*ENTRIES SHOWN:*
※ ※ ※

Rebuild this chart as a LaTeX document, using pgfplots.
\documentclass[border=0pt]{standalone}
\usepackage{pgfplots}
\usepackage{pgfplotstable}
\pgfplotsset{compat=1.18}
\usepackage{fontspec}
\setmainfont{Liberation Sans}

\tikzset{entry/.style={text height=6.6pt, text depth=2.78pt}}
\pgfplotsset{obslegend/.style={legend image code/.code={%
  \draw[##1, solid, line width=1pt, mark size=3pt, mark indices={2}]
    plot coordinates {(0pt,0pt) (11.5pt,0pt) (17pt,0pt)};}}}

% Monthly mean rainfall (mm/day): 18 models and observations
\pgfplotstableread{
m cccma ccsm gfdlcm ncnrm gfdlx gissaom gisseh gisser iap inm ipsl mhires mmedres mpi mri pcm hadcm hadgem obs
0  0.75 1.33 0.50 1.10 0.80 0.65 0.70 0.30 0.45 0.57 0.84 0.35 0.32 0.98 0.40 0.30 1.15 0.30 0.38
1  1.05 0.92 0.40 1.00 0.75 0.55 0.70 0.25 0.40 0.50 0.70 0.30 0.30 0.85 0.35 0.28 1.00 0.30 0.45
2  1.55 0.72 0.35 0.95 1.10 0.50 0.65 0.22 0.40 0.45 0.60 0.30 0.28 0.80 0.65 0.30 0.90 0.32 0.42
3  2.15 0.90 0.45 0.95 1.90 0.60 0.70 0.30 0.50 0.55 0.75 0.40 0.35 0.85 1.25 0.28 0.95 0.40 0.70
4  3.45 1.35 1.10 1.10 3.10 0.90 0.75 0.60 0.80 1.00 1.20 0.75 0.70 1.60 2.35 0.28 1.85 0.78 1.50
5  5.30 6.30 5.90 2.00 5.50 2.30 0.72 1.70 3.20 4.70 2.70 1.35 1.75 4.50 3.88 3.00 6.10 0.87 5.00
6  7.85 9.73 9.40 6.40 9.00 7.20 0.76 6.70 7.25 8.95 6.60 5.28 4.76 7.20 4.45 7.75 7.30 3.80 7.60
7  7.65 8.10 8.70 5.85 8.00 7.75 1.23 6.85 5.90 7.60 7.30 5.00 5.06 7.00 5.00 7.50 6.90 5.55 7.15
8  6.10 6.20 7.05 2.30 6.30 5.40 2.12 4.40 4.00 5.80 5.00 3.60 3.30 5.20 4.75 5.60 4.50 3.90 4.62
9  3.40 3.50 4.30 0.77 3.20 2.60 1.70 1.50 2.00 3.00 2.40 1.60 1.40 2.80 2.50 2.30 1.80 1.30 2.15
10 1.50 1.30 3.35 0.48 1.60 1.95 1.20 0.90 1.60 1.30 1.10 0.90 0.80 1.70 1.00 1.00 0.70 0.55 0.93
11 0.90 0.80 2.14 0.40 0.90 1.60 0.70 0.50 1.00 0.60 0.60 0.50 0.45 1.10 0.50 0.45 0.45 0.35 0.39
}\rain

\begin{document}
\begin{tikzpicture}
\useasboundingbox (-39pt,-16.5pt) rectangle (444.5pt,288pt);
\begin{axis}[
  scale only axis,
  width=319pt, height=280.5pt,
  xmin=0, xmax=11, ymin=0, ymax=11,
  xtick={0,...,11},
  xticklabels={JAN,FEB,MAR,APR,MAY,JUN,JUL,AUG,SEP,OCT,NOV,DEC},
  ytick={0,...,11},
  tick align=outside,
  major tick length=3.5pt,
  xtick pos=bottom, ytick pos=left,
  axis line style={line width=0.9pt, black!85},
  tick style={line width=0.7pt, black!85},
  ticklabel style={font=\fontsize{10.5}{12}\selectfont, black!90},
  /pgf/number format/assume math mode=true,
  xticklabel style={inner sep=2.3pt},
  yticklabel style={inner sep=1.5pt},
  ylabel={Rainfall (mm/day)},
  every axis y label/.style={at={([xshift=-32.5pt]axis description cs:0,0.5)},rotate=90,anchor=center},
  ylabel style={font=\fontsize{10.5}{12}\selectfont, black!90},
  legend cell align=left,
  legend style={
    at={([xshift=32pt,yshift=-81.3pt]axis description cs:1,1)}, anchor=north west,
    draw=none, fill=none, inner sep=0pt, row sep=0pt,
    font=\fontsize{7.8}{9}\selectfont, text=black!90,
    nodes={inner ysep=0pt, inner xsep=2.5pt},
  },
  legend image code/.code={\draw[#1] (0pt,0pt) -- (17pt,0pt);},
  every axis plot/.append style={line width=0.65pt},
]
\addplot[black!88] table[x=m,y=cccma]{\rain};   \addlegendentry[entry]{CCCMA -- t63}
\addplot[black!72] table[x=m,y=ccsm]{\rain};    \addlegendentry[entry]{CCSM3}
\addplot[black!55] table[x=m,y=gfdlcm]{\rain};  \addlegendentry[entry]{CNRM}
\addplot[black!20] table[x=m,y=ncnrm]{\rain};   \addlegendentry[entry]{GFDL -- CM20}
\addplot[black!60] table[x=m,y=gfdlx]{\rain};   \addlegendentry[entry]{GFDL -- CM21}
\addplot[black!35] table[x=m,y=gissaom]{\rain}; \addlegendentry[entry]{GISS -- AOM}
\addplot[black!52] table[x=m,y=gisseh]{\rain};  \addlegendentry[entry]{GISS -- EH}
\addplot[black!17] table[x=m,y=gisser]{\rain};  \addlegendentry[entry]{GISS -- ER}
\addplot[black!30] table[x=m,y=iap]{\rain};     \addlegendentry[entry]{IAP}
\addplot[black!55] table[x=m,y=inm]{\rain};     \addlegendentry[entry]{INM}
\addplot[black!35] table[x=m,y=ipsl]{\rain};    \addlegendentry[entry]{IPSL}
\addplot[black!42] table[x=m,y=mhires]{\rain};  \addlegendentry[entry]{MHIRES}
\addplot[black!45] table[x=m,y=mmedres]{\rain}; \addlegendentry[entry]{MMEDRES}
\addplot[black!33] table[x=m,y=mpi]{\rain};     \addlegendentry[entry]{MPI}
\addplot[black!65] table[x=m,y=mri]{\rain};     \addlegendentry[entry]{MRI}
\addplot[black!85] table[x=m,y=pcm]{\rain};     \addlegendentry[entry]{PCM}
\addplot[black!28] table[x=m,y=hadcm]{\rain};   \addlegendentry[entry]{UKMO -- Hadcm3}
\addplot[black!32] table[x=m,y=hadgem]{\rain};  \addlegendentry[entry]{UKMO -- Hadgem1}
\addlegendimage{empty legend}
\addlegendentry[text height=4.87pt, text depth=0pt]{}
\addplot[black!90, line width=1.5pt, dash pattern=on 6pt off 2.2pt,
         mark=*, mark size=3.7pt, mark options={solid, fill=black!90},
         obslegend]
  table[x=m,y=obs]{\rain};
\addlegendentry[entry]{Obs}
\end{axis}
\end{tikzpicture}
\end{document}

※ ※ ※

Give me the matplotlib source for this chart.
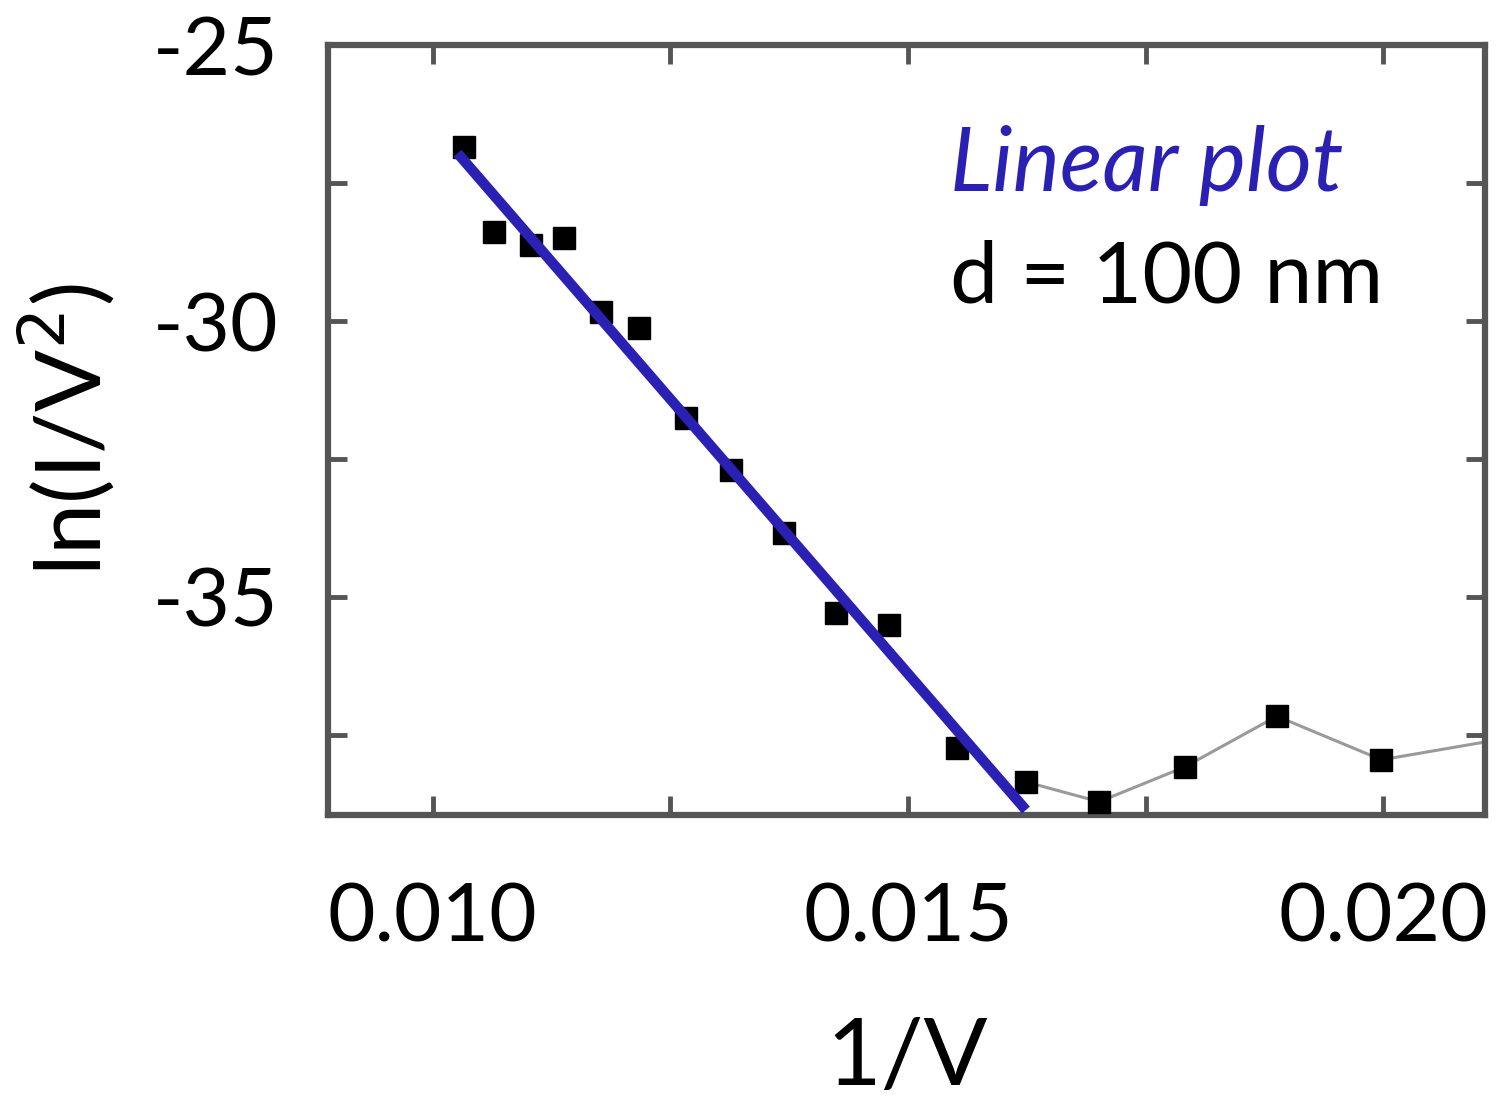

※ ※ ※

*SHORT TASK:* Scan the material above for the string "this" and return the lines that hold it.

*PROBLEM SOLUTION:*
Rebuild this chart as a LaTeX document, using pgfplots.
Give me the matplotlib source for this chart.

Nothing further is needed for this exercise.